The state of Alaska did not deliberately create a race-based law enforcement system in the Bush and does not now allocate police resources to discriminate against predominantly Native communities, the Alaska Supreme Court ruled Friday.
The differences in the availability and quality of law enforcement between rural and urban Alaska are reasonably based on the problems encountered in serving communities on the road system and those off the road system, the court concluded in a unanimous decision.
The court rejected claims by the Alaska Inter-Tribal Council, the Alaska Native Justice Center and 10 rural villages that a segregated system “for providing law enforcement services has existed in Alaska since the 1800s.” The villages argued that the current Village Public Safety Officer program is a direct descendant of territorial race-based systems and is used to achieve a continuing objective of denying equal protection to Native villages.
VPSOs are unarmed peace officers who are supervised by the Alaska State Troopers, but are employees of regional nonprofits. Most are Native and work in off-road villages where no regular troopers are assigned. They are less rigorously trained and paid less than sworn troopers. The challenging villages claimed they constitute a “dual system” used to substitute for real troopers, which the state would have to assign if VPSOs were not available.
The court disagreed.
VPSOs are a “supplemental” service, the court said. “That VPSO services were mainly available in off-road communities that were predominantly Alaska Native does not establish that the allocation of trooper services was racially motivated,” wrote Justice Robert Eastaugh for the court. “It simply reflects demographic reality in Alaska.”
A press release from Attorney General David Marquez’s office welcomed the decision, but Natalie Landreth, a staff attorney for Native American Rights Fund in Anchorage and one of two attorneys who argued against the state, said her side was “profoundly disappointed.”

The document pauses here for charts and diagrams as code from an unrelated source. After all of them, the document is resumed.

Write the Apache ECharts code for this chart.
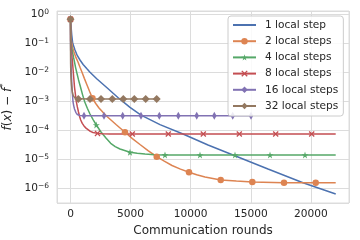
<!DOCTYPE html>
<html><head><meta charset="utf-8">
<script src="https://cdn.jsdelivr.net/npm/echarts@6/dist/echarts.min.js"></script>
<style>html,body{margin:0;padding:0;background:#fff}#c{width:360px;height:240px}</style>
</head><body><div id="c"></div>
<script>
const seriesNames = ['1 local step', '2 local steps', '4 local steps', '8 local steps', '16 local steps', '32 local steps'];
const xTicks = [0, 5000, 10000, 15000, 20000];

const x1 = [0, 100, 183, 374, 560, 790, 1050, 1348, 1622, 2205, 3012, 4035, 4950, 5866, 7446, 9360, 11440, 13520, 16430, 19340, 22065];
const y1 = [0.672, 0.2, 0.0995, 0.0585, 0.038, 0.0264, 0.0185, 0.0134, 0.0100, 0.00582, 0.00296, 0.00124, 6.10e-4, 3.30e-4, 1.55e-4, 7.33e-5, 3.06e-5, 1.38e-5, 4.53e-6, 1.52e-6, 6.21e-7];
const m1 = [];

const x2 = [0, 30, 67, 160, 291, 450, 624, 790, 957, 1160, 1373, 1600, 1830, 2100, 2371, 2700, 3037, 3786, 4534, 5150, 5782, 6450, 7172, 7800, 8445, 9150, 9859, 10500, 11190, 12497, 13800, 15126, 17763, 20401, 22065];
const y2 = [0.672, 0.25, 0.129, 0.075, 0.0499, 0.0325, 0.0225, 0.0148, 0.00993, 0.0060, 0.00361, 0.0021, 0.00125, 8.3e-4, 5.80e-4, 4.1e-4, 2.95e-4, 1.56e-4, 8.39e-5, 5.1e-5, 3.18e-5, 1.95e-5, 1.21e-5, 8.5e-6, 5.98e-6, 4.5e-6, 3.48e-6, 2.85e-6, 2.40e-6, 1.89e-6, 1.73e-6, 1.61e-6, 1.53e-6, 1.52e-6, 1.52e-6];
const m2 = [0, 12, 18, 22, 26, 29, 31, 32, 33];

const x3 = [0, 10, 25, 90, 166, 250, 333, 420, 516, 670, 832, 1000, 1181, 1400, 1622, 1880, 2147, 2538, 2950, 3345, 3720, 4118, 4950, 5550, 6198, 7000, 7862, 10774, 13686, 16598, 19510, 22065];
const y3 = [0.672, 0.3, 0.129, 0.075, 0.0499, 0.033, 0.0225, 0.0147, 0.00993, 0.0054, 0.00308, 0.00168, 9.58e-4, 5.7e-4, 3.60e-4, 2.3e-4, 1.50e-4, 8.60e-5, 5.3e-5, 3.50e-5, 2.7e-5, 2.22e-5, 1.71e-5, 1.58e-5, 1.49e-5, 1.42e-5, 1.39e-5, 1.38e-5, 1.38e-5, 1.38e-5, 1.38e-5, 1.38e-5];
const m3 = [0, 16, 22, 26, 27, 28, 29, 30];

const x4 = [0, 4, 8, 40, 83, 166, 233, 333, 483, 570, 666, 750, 849, 980, 1123, 1290, 1456, 1650, 1872, 2246, 2700, 3286, 5142, 8137, 11049, 14044, 17072, 20068, 22065];
const y4 = [0.672, 0.3, 0.129, 0.08, 0.0499, 0.0225, 0.00993, 0.00308, 9.58e-4, 6.3e-4, 4.22e-4, 3.0e-4, 2.23e-4, 1.7e-4, 1.39e-4, 1.17e-4, 1.01e-4, 9.0e-5, 8.26e-5, 7.7e-5, 7.45e-5, 7.33e-5, 7.33e-5, 7.33e-5, 7.33e-5, 7.33e-5, 7.33e-5, 7.33e-5, 7.33e-5];
const m4 = [0, 19, 22, 23, 24, 25, 26, 27];

const x5 = [0, 3, 8, 35, 67, 125, 208, 270, 333, 440, 566, 680, 790, 950, 1123, 2787, 4343, 5866, 7388, 8969, 10500, 11964, 13495, 15018];
const y5 = [0.672, 0.25, 0.087, 0.025, 0.00993, 0.00285, 9.58e-4, 6.9e-4, 5.36e-4, 4.1e-4, 3.46e-4, 3.27e-4, 3.19e-4, 3.15e-4, 3.14e-4, 3.14e-4, 3.14e-4, 3.14e-4, 3.14e-4, 3.14e-4, 3.14e-4, 3.14e-4, 3.14e-4, 3.14e-4];
const m5 = [0, 14, 15, 16, 17, 18, 19, 20, 21, 22, 23];

const x6 = [0, 1, 2, 10, 25, 50, 83, 125, 166, 230, 291, 360, 433, 540, 649, 1622, 2538, 3478, 4393, 5308, 6257, 7172];
const y6 = [0.672, 0.25, 0.0585, 0.02, 0.00993, 0.0058, 0.00361, 0.0025, 0.00191, 0.00155, 0.00139, 0.0013, 0.00124, 0.0012, 0.00119, 0.00119, 0.00119, 0.00119, 0.00119, 0.00119, 0.00119, 0.00119];
const m6 = [0, 14, 15, 16, 17, 18, 19, 20, 21];

const colors = ['#4C72B0', '#DD8452', '#55A868', '#C44E52', '#8172B3', '#937860'];
const starPath = 'path://M50,2 L61,38 L98,38 L68,60 L79,96 L50,74 L21,96 L32,60 L2,38 L39,38 Z';
const xPath = 'path://M0,15 L15,0 L50,35 L85,0 L100,15 L65,50 L100,85 L85,100 L50,65 L15,100 L0,85 L35,50 Z';
const symbols = ['circle', 'circle', starPath, xPath, 'diamond', 'diamond'];
const symbolSizes = [6, 6.5, 7, 6, [4.5, 8], [8, 8]];

function build(xs, ys, marks) {
  return xs.map((x, i) => marks.indexOf(i) >= 0 ? [x, ys[i]] : { value: [x, ys[i]], symbol: 'none' });
}
const all = [[x1, y1, m1], [x2, y2, m2], [x3, y3, m3], [x4, y4, m4], [x5, y5, m5], [x6, y6, m6]];
const sup = {'0':'0','1':'1','2':'2','3':'3','4':'4','5':'5','6':'6','-':'\u2212'};

const chart = echarts.init(document.getElementById('c'), null, { renderer: 'canvas' });
const font = 'DejaVu Sans';
chart.setOption({
  animation: false,
  backgroundColor: '#fff',
  textStyle: { fontFamily: font },
  grid: { left: 57, right: 11, top: 11, bottom: 37, show: true, borderColor: '#dcdcdc', borderWidth: 1, containLabel: false, outerBoundsMode: 'none' },
  legend: {
    orient: 'vertical', left: 228, top: 16,
    padding: [3, 5, 4, 4], itemWidth: 23, itemHeight: 8, itemGap: 4.2,
    backgroundColor: 'rgba(255,255,255,0.85)', borderColor: '#cccccc', borderWidth: 1, borderRadius: 3,
    textStyle: { fontFamily: font, fontSize: 10.6, color: '#262626', lineHeight: 12, padding: [0, 0, 0, 4] },
    data: seriesNames.map((n, i) => i === 0 ? { name: n, itemStyle: { opacity: 0 } } : { name: n })
  },
  xAxis: {
    type: 'value', min: -1123, max: 23170, splitNumber: 5,
    axisLine: { show: false }, axisTick: { show: false },
    splitLine: { show: true, lineStyle: { color: '#dcdcdc', width: 1 } },
    axisLabel: { margin: 6, fontSize: 10.6, color: '#262626', fontFamily: font,
      formatter: v => (xTicks.indexOf(v) >= 0 ? String(v) : '') },
    name: 'Communication rounds', nameLocation: 'middle', nameGap: 18,
    nameTextStyle: { fontSize: 12, color: '#262626', fontFamily: font }
  },
  yAxis: {
    type: 'log', logBase: 10, min: 3.03e-7, max: 1.30,
    axisLine: { show: false }, axisTick: { show: false },
    splitLine: { show: true, lineStyle: { color: '#dcdcdc', width: 1 } },
    axisLabel: { margin: 8, color: '#262626', fontFamily: font,
      formatter: v => {
        const e = Math.log10(v); const r = Math.round(e);
        if (Math.abs(e - r) > 1e-6) return '';
        const s = String(r).split('').map(c => sup[c]).join('');
        return '{b|10}{s|' + s + '}';
      },
      rich: {
        b: { fontSize: 10.6, color: '#262626', fontFamily: font, lineHeight: 12, padding: [2, 0, 2, 0] },
        s: { fontSize: 7.5, color: '#262626', fontFamily: font, lineHeight: 8, verticalAlign: 'top' }
      }
    },
    name: '{i|f}{n|(}{i|x}{n|) \u2212 }{i|f}{s|*}', nameLocation: 'middle', nameGap: 31, nameRotate: 90,
    nameTextStyle: { color: '#262626', fontFamily: font,
      rich: {
        i: { fontSize: 12, fontStyle: 'italic', color: '#262626', fontFamily: font, lineHeight: 14, padding: [2, 0, 0, 0] },
        n: { fontSize: 12, color: '#262626', fontFamily: font, lineHeight: 14, padding: [2, 0, 0, 0] },
        s: { fontSize: 8.5, color: '#262626', fontFamily: font, lineHeight: 9, verticalAlign: 'top' }
      }
    }
  },
  series: all.map((d, i) => ({
    name: seriesNames[i], type: 'line',
    data: build(d[0], d[1], d[2]),
    smooth: false,
    showSymbol: true, showAllSymbol: true,
    symbol: symbols[i], symbolSize: symbolSizes[i],
    lineStyle: { color: colors[i], width: 1.5 },
    itemStyle: { color: colors[i] },
    emphasis: { disabled: true }
  }))
});
</script></body></html>
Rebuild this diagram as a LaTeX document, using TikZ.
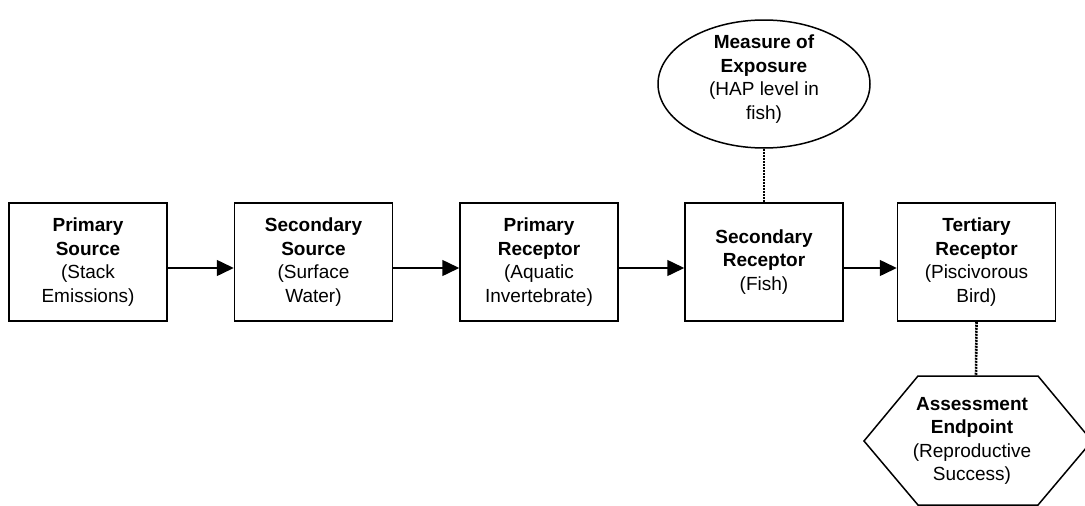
\documentclass[tikz,border=0pt]{standalone}
\usepackage{fontspec}
\setmainfont{Liberation Sans}
\usetikzlibrary{arrows.meta,shapes.geometric}
\begin{document}
\begin{tikzpicture}[x=1pt,y=-1pt,
  txt/.style={align=center,font=\fontsize{19}{23.5}\selectfont},
  stagebox/.style={txt,draw,line width=1.5pt,minimum width=158pt,minimum height=118pt,inner sep=0pt},
  flow/.style={line width=1.5pt,-{Triangle[length=17pt,width=16pt]}},
  link/.style={line width=2.6pt,dash pattern=on 2pt off 1pt}]
\useasboundingbox (0,0) rectangle (1085,506);
% pathway stages
\node[stagebox] (b1) at (88,262) {\textbf{Primary}\\\textbf{Source}\\(Stack\\Emissions)};
\node[stagebox] (b2) at (313.5,262) {\textbf{Secondary}\\\textbf{Source}\\(Surface\\Water)};
\node[stagebox] (b3) at (539,262) {\textbf{Primary}\\\textbf{Receptor}\\(Aquatic\\Invertebrate)};
\node[stagebox] (b4) at (764,262) {\textbf{Secondary}\\\textbf{Receptor}\\(Fish)};
\node[stagebox] (b5) at (976.5,262) {\textbf{Tertiary}\\\textbf{Receptor}\\(Piscivorous\\Bird)};
% measure of exposure
\node[draw,ellipse,line width=1.5pt,minimum width=212pt,minimum height=128pt,inner sep=0pt] (me) at (764,84) {};
\node[txt] (metext) at (764,79) {\textbf{Measure of}\\\textbf{Exposure}\\(HAP level in\\fish)};
% assessment endpoint
\node[txt] (ae) at (972,441) {\textbf{Assessment}\\\textbf{Endpoint}\\(Reproductive\\Success)};
\draw[line width=1.5pt] (ae.center) ++(-54,-65) coordinate (aetl) -- ++(120,0) coordinate (aetr)
  -- ++(54,65) -- ++(-54,64) -- ++(-120,0) -- ++(-54,-64) -- cycle;
\coordinate (aetop) at (976,376);
% connectors
\foreach \a/\b in {b1/b2,b2/b3,b3/b4,b4/b5}
  \draw[flow] ([yshift=-6pt]\a.east) -- ([yshift=-6pt]\b.west);
\draw[link] (me.south) -- (b4.north);
\draw[link] (b5.south) -- (aetop);
\end{tikzpicture}
\end{document}
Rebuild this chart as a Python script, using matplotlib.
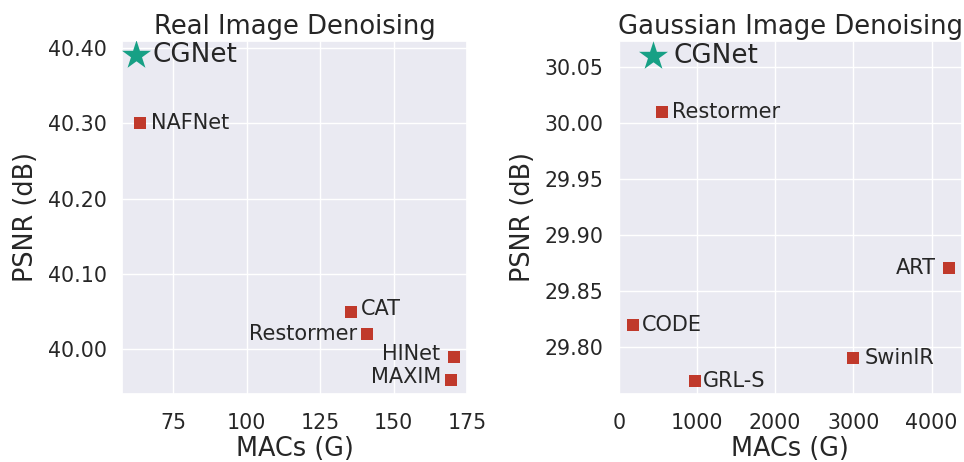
import matplotlib
matplotlib.use('Agg')
import matplotlib.pyplot as plt
import seaborn as sns

# ── data ──────────────────────────────────────────────────────────────────────
real_models = ['NAFNet', 'CAT', 'Restormer', 'HINet', 'MAXIM']
real_macs = [63.6, 135.6, 140.9, 170.7, 169.5]
real_psnr = [40.30, 40.05, 40.02, 39.99, 39.96]
real_ours_macs = 62.3
real_ours_psnr = 40.39

gauss_models = ['Restormer', 'ART', 'CODE', 'SwinIR', 'GRL-S']
gauss_macs = [560, 4220, 178, 2990, 972]
gauss_psnr = [30.01, 29.87, 29.82, 29.79, 29.77]
gauss_ours_macs = 437
gauss_ours_psnr = 30.06

# label offsets in points (dx, dy, ha)
real_offsets = [(8, 0, 'left'), (7, 2, 'left'), (-7, 0, 'right'), (-10, 2, 'right'), (-7, 2, 'right')]
gauss_offsets = [(7, 0, 'left'), (-9, 0, 'right'), (7, 0, 'left'), (9, 0, 'left'), (6, 0, 'left')]

RED = '#c0392b'
GREEN = '#17a085'
TXT = '#262626'

sns.set_theme(style='darkgrid')
plt.rcParams['font.family'] = ['DejaVu Sans']

fig = plt.figure(figsize=(9.64, 4.62), dpi=100)
ax1 = fig.add_axes([0.1266, 0.1472, 0.3578, 0.7641])
ax2 = fig.add_axes([0.6418, 0.1472, 0.3562, 0.7641])


def draw(ax, models, macs, psnr, offsets, ours_x, ours_y, ours_dx):
    ax.scatter(macs, psnr, marker='s', s=72, color=RED, zorder=3, linewidths=0)
    for m, x, y, (dx, dy, ha) in zip(models, macs, psnr, offsets):
        ax.annotate(m, (x, y), xytext=(dx, dy), textcoords='offset points',
                    ha=ha, va='center', fontsize=15, color=TXT)
    ax.scatter([ours_x], [ours_y], marker='*', s=480, color=GREEN, zorder=4, linewidths=0)
    ax.annotate('CGNet', (ours_x, ours_y), xytext=(ours_dx, 0), textcoords='offset points',
                ha='left', va='center', fontsize=18.9, color=TXT)
    ax.set_xlabel('MACs (G)', fontsize=18.4, color=TXT, labelpad=2)
    ax.set_ylabel('PSNR (dB)', fontsize=18.4, color=TXT, labelpad=6)
    ax.tick_params(labelsize=14.8, colors=TXT)
    ax.tick_params(axis='x', pad=8)
    ax.tick_params(axis='y', pad=5)


draw(ax1, real_models, real_macs, real_psnr, real_offsets, real_ours_macs, real_ours_psnr, 12)
ax1.set_title('Real Image Denoising', fontsize=18.6, color=TXT, pad=5)
ax1.set_xlim(57.5, 175)
ax1.set_ylim(39.941, 40.409)
ax1.set_xticks([75, 100, 125, 150, 175])
ax1.set_yticks([40.0, 40.1, 40.2, 40.3, 40.4])
ax1.set_yticklabels([f'{v:.2f}' for v in [40.0, 40.1, 40.2, 40.3, 40.4]])

draw(ax2, gauss_models, gauss_macs, gauss_psnr, gauss_offsets, gauss_ours_macs, gauss_ours_psnr, 15)
ax2.set_title('Gaussian Image Denoising', fontsize=18.6, color=TXT, pad=5)
ax2.set_xlim(0, 4390)
ax2.set_ylim(29.758, 30.073)
ax2.set_xticks([0, 1000, 2000, 3000, 4000])
ax2.set_yticks([29.80, 29.85, 29.90, 29.95, 30.00, 30.05])
ax2.set_yticklabels([f'{v:.2f}' for v in [29.80, 29.85, 29.90, 29.95, 30.00, 30.05]])

fig.savefig('out.png', dpi=100)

The people in Alaska’s villages “do live under a separate and unequal rural public safety system, and I guess this decision means that system is going to continue,” she said.
But the issue was not whether villagers get as much police protection as urban Alaskans, or even if all villages get the same protection. Those are legislative and administrative questions, the courts have said. The issue was whether the state was using race as a basis for allocating police resources among "similarly situated" communities.
They are not, the court concluded.
“Instead, the evidence permits a logical conclusion that the state developed its system of rural law enforcement based on financial and geographical constraints, and an evaluation of crime rates in those locations,” the court said.
Mike Williams, a lifelong resident of the Kuskokwim River village of Akiak and one of the plaintiffs, suggested the outcome might have been different “if those justices would take some time off and live in Akiak or in a place where there’s no police. Then they would realize what we live with.”
The state should be required to provide better protection than is currently available, Williams said. Only a portion of rural communities have VPSOs, and those are underpaid, he said.
The suicide last week of the VPSO in Russian Mission illustrated the depth of the funding issue, Williams added. “He was paying for his own heat and phones. How can police officers live like that? They won’t do it in Anchorage.”
Friday’s decision, which upheld a lower court decision, may be the end of this case, but it is not the end of the issue. A commission of rural residents, mandated by federal law, has been meeting over the past year and is expected to make recommendations soon to Congress and the Alaska Legislature on improving village public safety.
In the meantime, the plaintiffs are considering their legal options, Landreth said. They include seeking another state Supreme Court review, or asking the U.S. Supreme Court to hear it.